What needs to be done: All of the material should be reproduced exactly, with pictures left out.

>> Start Provided material

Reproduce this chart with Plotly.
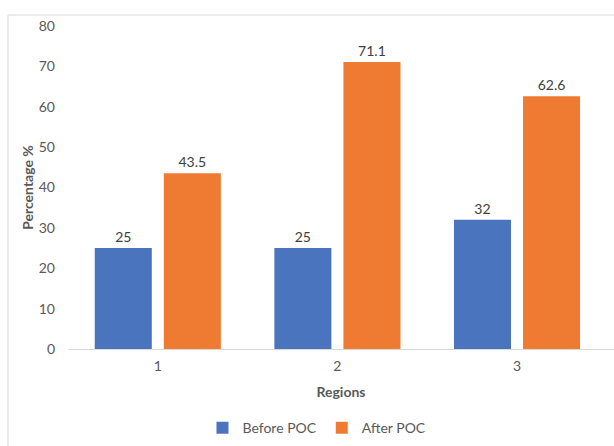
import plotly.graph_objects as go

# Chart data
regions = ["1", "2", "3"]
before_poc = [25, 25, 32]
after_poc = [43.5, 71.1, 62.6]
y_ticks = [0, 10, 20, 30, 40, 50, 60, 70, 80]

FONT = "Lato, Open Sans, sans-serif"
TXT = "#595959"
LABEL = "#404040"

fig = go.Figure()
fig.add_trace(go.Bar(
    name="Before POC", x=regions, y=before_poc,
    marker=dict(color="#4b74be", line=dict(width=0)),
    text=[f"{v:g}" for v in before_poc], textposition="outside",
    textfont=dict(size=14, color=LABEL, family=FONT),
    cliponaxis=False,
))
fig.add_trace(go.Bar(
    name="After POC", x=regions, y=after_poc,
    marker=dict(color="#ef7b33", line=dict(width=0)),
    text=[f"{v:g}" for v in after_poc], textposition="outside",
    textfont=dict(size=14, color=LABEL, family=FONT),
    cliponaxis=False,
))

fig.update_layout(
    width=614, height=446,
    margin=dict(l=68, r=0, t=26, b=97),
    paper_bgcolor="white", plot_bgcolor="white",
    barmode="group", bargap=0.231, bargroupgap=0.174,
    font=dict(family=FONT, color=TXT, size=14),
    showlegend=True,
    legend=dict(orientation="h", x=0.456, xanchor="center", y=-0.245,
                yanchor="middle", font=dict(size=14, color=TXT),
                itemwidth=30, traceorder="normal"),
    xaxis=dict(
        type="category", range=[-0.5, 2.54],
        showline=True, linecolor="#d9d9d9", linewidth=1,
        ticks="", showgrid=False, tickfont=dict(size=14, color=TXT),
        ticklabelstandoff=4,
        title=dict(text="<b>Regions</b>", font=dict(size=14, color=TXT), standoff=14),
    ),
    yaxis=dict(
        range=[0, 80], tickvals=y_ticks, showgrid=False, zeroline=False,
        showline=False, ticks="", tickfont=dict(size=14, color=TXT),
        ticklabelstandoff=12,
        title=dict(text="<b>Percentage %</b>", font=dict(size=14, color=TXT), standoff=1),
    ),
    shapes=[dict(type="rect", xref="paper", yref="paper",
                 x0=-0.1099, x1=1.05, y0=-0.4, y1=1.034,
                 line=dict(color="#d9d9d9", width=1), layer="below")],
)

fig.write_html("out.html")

>> End Provided material

Expected answer:
Reproduce this chart with Plotly.
import plotly.graph_objects as go

# Chart data
regions = ["1", "2", "3"]
before_poc = [25, 25, 32]
after_poc = [43.5, 71.1, 62.6]
y_ticks = [0, 10, 20, 30, 40, 50, 60, 70, 80]

FONT = "Lato, Open Sans, sans-serif"
TXT = "#595959"
LABEL = "#404040"

fig = go.Figure()
fig.add_trace(go.Bar(
    name="Before POC", x=regions, y=before_poc,
    marker=dict(color="#4b74be", line=dict(width=0)),
    text=[f"{v:g}" for v in before_poc], textposition="outside",
    textfont=dict(size=14, color=LABEL, family=FONT),
    cliponaxis=False,
))
fig.add_trace(go.Bar(
    name="After POC", x=regions, y=after_poc,
    marker=dict(color="#ef7b33", line=dict(width=0)),
    text=[f"{v:g}" for v in after_poc], textposition="outside",
    textfont=dict(size=14, color=LABEL, family=FONT),
    cliponaxis=False,
))

fig.update_layout(
    width=614, height=446,
    margin=dict(l=68, r=0, t=26, b=97),
    paper_bgcolor="white", plot_bgcolor="white",
    barmode="group", bargap=0.231, bargroupgap=0.174,
    font=dict(family=FONT, color=TXT, size=14),
    showlegend=True,
    legend=dict(orientation="h", x=0.456, xanchor="center", y=-0.245,
                yanchor="middle", font=dict(size=14, color=TXT),
                itemwidth=30, traceorder="normal"),
    xaxis=dict(
        type="category", range=[-0.5, 2.54],
        showline=True, linecolor="#d9d9d9", linewidth=1,
        ticks="", showgrid=False, tickfont=dict(size=14, color=TXT),
        ticklabelstandoff=4,
        title=dict(text="<b>Regions</b>", font=dict(size=14, color=TXT), standoff=14),
    ),
    yaxis=dict(
        range=[0, 80], tickvals=y_ticks, showgrid=False, zeroline=False,
        showline=False, ticks="", tickfont=dict(size=14, color=TXT),
        ticklabelstandoff=12,
        title=dict(text="<b>Percentage %</b>", font=dict(size=14, color=TXT), standoff=1),
    ),
    shapes=[dict(type="rect", xref="paper", yref="paper",
                 x0=-0.1099, x1=1.05, y0=-0.4, y1=1.034,
                 line=dict(color="#d9d9d9", width=1), layer="below")],
)

fig.write_html("out.html")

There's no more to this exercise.